Why Programmatic Advertising Is Reshaping Digital Marketing in 2025

Recent Trends
In early 2025, automated ad buying continues to extend beyond traditional display and video. Real-time bidding (RTB) has grown more sophisticated, with AI-driven bidding algorithms adjusting to millisecond-level signals such as viewport size, scroll depth, and page load speed. Many campaigns now rely on predictive targeting rather than third-party cookies, using first-party data and contextual cues to reach audiences. Meanwhile, connected TV (CTV) and digital audio have become major channels for programmatic buys, as streaming platforms open up inventory to automated exchanges. Retail media networks have also scaled their programmatic offerings, allowing advertisers to bid on placement within retailer-owned properties.

Background
Programmatic advertising automates the buying and selling of ad space through platforms that use data to decide which ad to show to which user at what price.
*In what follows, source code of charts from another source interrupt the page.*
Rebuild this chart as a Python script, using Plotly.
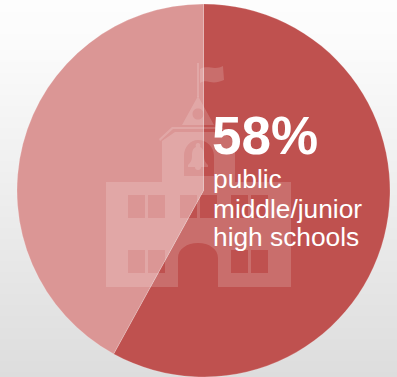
import plotly.graph_objects as go

# School survey share
slice_labels = ["public middle/junior high schools", "other schools"]
slice_values = [58, 42]
slice_colors = ["#BF514F", "#DB9695"]

headline = "58%"
caption_lines = ["public", "middle/junior", "high schools"]

# Page backdrop, top to bottom
backdrop_greys = [253, 252, 251, 249, 247, 245, 243, 241, 239, 237, 235, 233, 231, 229, 227, 225, 223, 221]

WIDTH, HEIGHT = 397, 377
PIE_TOP, PIE_LEFT, PIE_DIAMETER = 4, 16.5, 374

ICON_FILL = "rgba(255,255,255,0.17)"


def rect(x0, y0, x1, y1):
    return f"M{x0},{y0} L{x1},{y0} L{x1},{y1} L{x0},{y1} Z "


# Building outline with the door notch cut out of the base
building = (
    "M106,182 L162,182 L162,141 L175,132 L222,132 L235,141 L235,182 L291,182 L291,287 "
    "L218,287 L218,258 C218,249 209,243 198,243 C187,243 178,249 178,258 L178,287 L106,287 Z "
)
# Thin eave running above the tower
eave = "M159,139 L172,127 L221,127 L238,139 L237,141 L221,129 L173,129 L160,141 Z"
# Window panes, punched through the building
pane_columns = [(128, 145), (148, 165), (231, 248), (251, 268)]
upper_middle = [(180, 197), (200, 217)]
panes = "".join(rect(a, 195, b, 218) for a, b in pane_columns + upper_middle)
panes += "".join(rect(a, 250, b, 273) for a, b in pane_columns)
# Belfry opening
belfry = "M184,176 L184,156 C184,147 190,140 198,140 C207,140 214,147 214,156 L214,176 Z "
# Bell hanging inside the opening
bell = (
    "M198,143 C200,143 201,145 200,147 C203,148 204,151 204,156 C204,161 206,163 208,165 "
    "L208,167 L201,167 C201,169 200,170 198,170 C196,170 195,169 195,167 L188,167 "
    "L188,165 C190,163 192,161 192,156 C192,151 193,148 196,147 C195,145 196,143 198,143 Z"
)
# Gable with its round vent
vent = "M192.5,114 C192.5,110.5 195,108.5 198,108.5 C201,108.5 203.5,110.5 203.5,114 C203.5,117.5 201,119.5 198,119.5 C195,119.5 192.5,117.5 192.5,114 Z "
gable = "M198,96 L214,125 L182,125 Z " + vent
pole = "M197,63 L199,63 L199,97 L197,97 Z"
flag = "M200,69 C206,66 210,68 215,68 C218,68 221,67 223,66 L224,80 C219,82 215,83 210,82 C206,81 203,81 200,83 Z"

icon_paths = [building + panes + belfry, eave, bell, gable, pole, flag]

fig = go.Figure()

fig.add_trace(
    go.Heatmap(
        z=[[g, g] for g in backdrop_greys],
        x=[0, WIDTH],
        y=[HEIGHT * i / (len(backdrop_greys) - 1) for i in range(len(backdrop_greys))],
        colorscale=[[0, "rgb(221,221,221)"], [1, "rgb(253,253,253)"]],
        zmin=221,
        zmax=253,
        zsmooth="best",
        showscale=False,
        hoverinfo="skip",
    )
)

fig.add_trace(
    go.Pie(
        labels=slice_labels,
        values=slice_values,
        sort=False,
        direction="clockwise",
        rotation=0,
        textinfo="none",
        hoverinfo="label+percent",
        marker=dict(colors=slice_colors, line=dict(color="rgba(255,255,255,0.2)", width=1)),
        domain=dict(
            x=[PIE_LEFT / WIDTH, (PIE_LEFT + PIE_DIAMETER) / WIDTH],
            y=[max(0, (HEIGHT - PIE_TOP - PIE_DIAMETER) / HEIGHT), (HEIGHT - PIE_TOP) / HEIGHT],
        ),
        showlegend=False,
    )
)

fig.update_layout(
    width=WIDTH,
    height=HEIGHT,
    margin=dict(l=0, r=0, t=0, b=0),
    paper_bgcolor="#eeeeee",
    plot_bgcolor="rgba(0,0,0,0)",
    xaxis=dict(range=[0, WIDTH], visible=False, fixedrange=True),
    yaxis=dict(range=[HEIGHT, 0], visible=False, fixedrange=True),
    shapes=[
        dict(type="path", path=p, xref="x", yref="y", fillcolor=ICON_FILL, line=dict(width=0), layer="above")
        for p in icon_paths
    ],
)

font = "Liberation Sans, Arial, sans-serif"
fig.add_annotation(
    x=210, y=135, xref="x", yref="y", xanchor="left", yanchor="middle", text=f"<b>{headline}</b>",
    showarrow=False, font=dict(family=font, size=53, color="white"),
)
for line, y in zip(caption_lines, [179, 208.5, 237]):
    fig.add_annotation(
        x=210.5, y=y, xref="x", yref="y", xanchor="left", yanchor="middle", text=line,
        showarrow=False, font=dict(family=font, size=26.3, color="white"),
    )

fig.write_html("out.html", config=dict(displayModeBar=False))
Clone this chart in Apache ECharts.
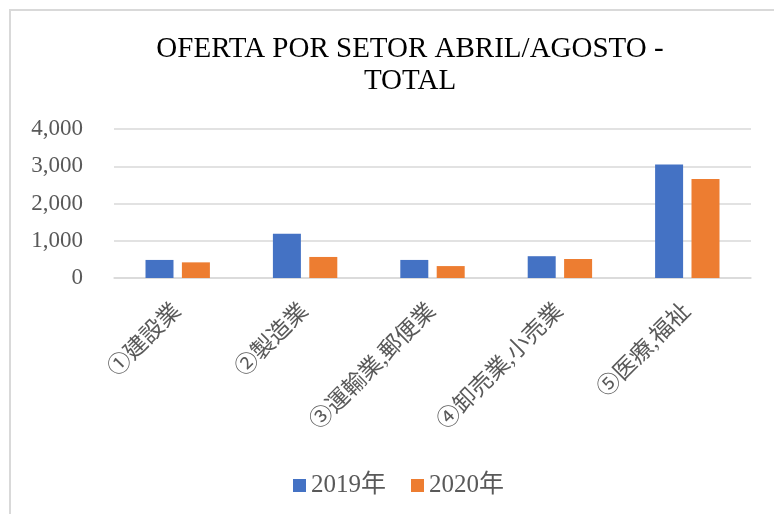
<!DOCTYPE html>
<html>
<head>
<meta charset="utf-8">
<script src="https://cdn.jsdelivr.net/npm/echarts@6/dist/echarts.min.js"></script>
<style>
  html, body { margin: 0; padding: 0; background: #fff; }
  #chart { position: absolute; left: 0; top: 0; width: 774px; height: 514px; }
  /* the chart frame: only top and left edges show in the shot */
  #frame { position: absolute; left: 9px; top: 9px; right: 0; bottom: 0;
           border-top: 2px solid #d9d9d9; border-left: 2px solid #d9d9d9; pointer-events: none; }
</style>
</head>
<body>
<div id="chart"></div>
<div id="frame"></div>
<script>
// sectors and offers, April-August
var categories = ["①建設業", "②製造業", "③運輸業,郵便業", "④卸売業,小売業", "⑤医療,福祉"];
var series2019 = [485, 1190, 485, 585, 3045];
var series2020 = [420, 565, 320, 510, 2660];
var seriesNames = ["2019年", "2020年"];

var FONT = "'Liberation Serif', 'Noto Sans CJK JP', serif";
var GRAY = "#595959";

var chart = echarts.init(document.getElementById("chart"));
chart.setOption({
    animation: false,
    title: {
        text: "OFERTA POR SETOR ABRIL/AGOSTO -\nTOTAL",
        left: 405, top: 28, textAlign: "center",
        textStyle: { fontFamily: FONT, fontSize: 29, fontWeight: "normal", color: "#000", lineHeight: 32 }
    },
    legend: {
        top: 468, left: 288,
        itemWidth: 13, itemHeight: 13, itemGap: 25, icon: "rect",
        textStyle: { fontFamily: FONT, fontSize: 25, color: GRAY },
        data: seriesNames
    },
    grid: { left: 114, right: 23, top: 129, bottom: 236 },
    xAxis: {
        type: "category",
        data: categories,
        axisLine: { lineStyle: { color: "#d9d9d9", width: 1.5 } },
        axisTick: { show: false },
        axisLabel: { rotate: 45, margin: 30, fontFamily: FONT, fontSize: 23, color: GRAY, interval: 0 }
    },
    yAxis: {
        type: "value",
        min: 0, max: 4000, interval: 1000,
        axisLine: { show: false },
        axisTick: { show: false },
        splitLine: { lineStyle: { color: "#d9d9d9", width: 1.5 } },
        axisLabel: {
            margin: 31, fontFamily: FONT, fontSize: 23, color: GRAY,
            formatter: function (v) { return v.toLocaleString("en-US"); }
        }
    },
    series: [
        { name: seriesNames[0], type: "bar", data: series2019, barWidth: 28, barGap: "30%",
          itemStyle: { color: "#4472C4" } },
        { name: seriesNames[1], type: "bar", data: series2020, barWidth: 28,
          itemStyle: { color: "#ED7D31" } }
    ]
});
</script>
</body>
</html>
Initially popularized for remnant display inventory, the model has evolved to manage premium, guaranteed deals as well. The shift toward programmatic accelerated after the deprecation of third-party cookies began, pushing marketers to find new ways to target without relying on persistent cross-site identifiers. By 2025, programmatic accounts for the majority of digital ad spend across formats, though the share varies by region and platform.

User Concerns
Consumers and regulators continue to raise issues around programmatic advertising:
- Privacy and consent: Users worry about how their data is collected and used in real-time bidding. Signals such as device IDs and encrypted email addresses can still be shared without clear consent in some jurisdictions.
- Ad relevance vs. intrusion: While programmatic can improve relevance, many users find frequency caps ignored and experience retargeting that feels invasive.
- Transparency and fraud: Advertisers are concerned about where their money goes. Non-human traffic and low-quality inventory remain risks, though verification tools have improved.
- Data portability: As platforms build walled gardens, users have limited ability to see or control how their preferences are used across different ad systems.
Likely Impact
The continued adoption of programmatic advertising is reshaping digital marketing in several ways:
- For marketers: They gain greater efficiency and granularity in targeting, but face higher complexity in managing multiple data clean rooms and identity graphs. Campaigns that rely on addressable audiences require constant reconciliation of consent signals.
- For publishers: Programmatic can help monetize diverse inventory, but smaller sites may struggle with minimum bid floors and low fill rates. Header bidding alternatives (e.g., server-side auctions) are becoming more common but also introduce new latency trade-offs.
- For consumers: The experience could become less annoying if frequency caps and contextual targeting improve. However, unless privacy frameworks converge, users may see inconsistent ad experiences across different sites and apps.
What to Watch Next
Several developments are likely to influence programmatic advertising’s trajectory in late 2025 and beyond:
- Privacy regulation: New state-level laws in the U.S. and updates to the ePrivacy directive in Europe could further restrict data sharing in RTB. Ad tech firms are exploring consent propagation standards to remain compliant.
- Identity alternatives: The effectiveness of Google’s Privacy Sandbox, Unified ID 2.0 forks, and publisher‑specific login‑based IDs will determine how addressable audiences are defined.
- AI regulation: As algorithms make more buying decisions, regulators may scrutinize algorithmic bidding for discriminatory targeting or price collusion.
- Cross‑media measurement: Programmatic platforms are integrating offline sales data and econometric models to prove return on ad spend, but methodology disputes remain.
Industry observers advise marketers to prepare for a landscape where programmatic execution becomes a commodity, and the strategic edge lies in data management, creative optimization, and first‑party relationships.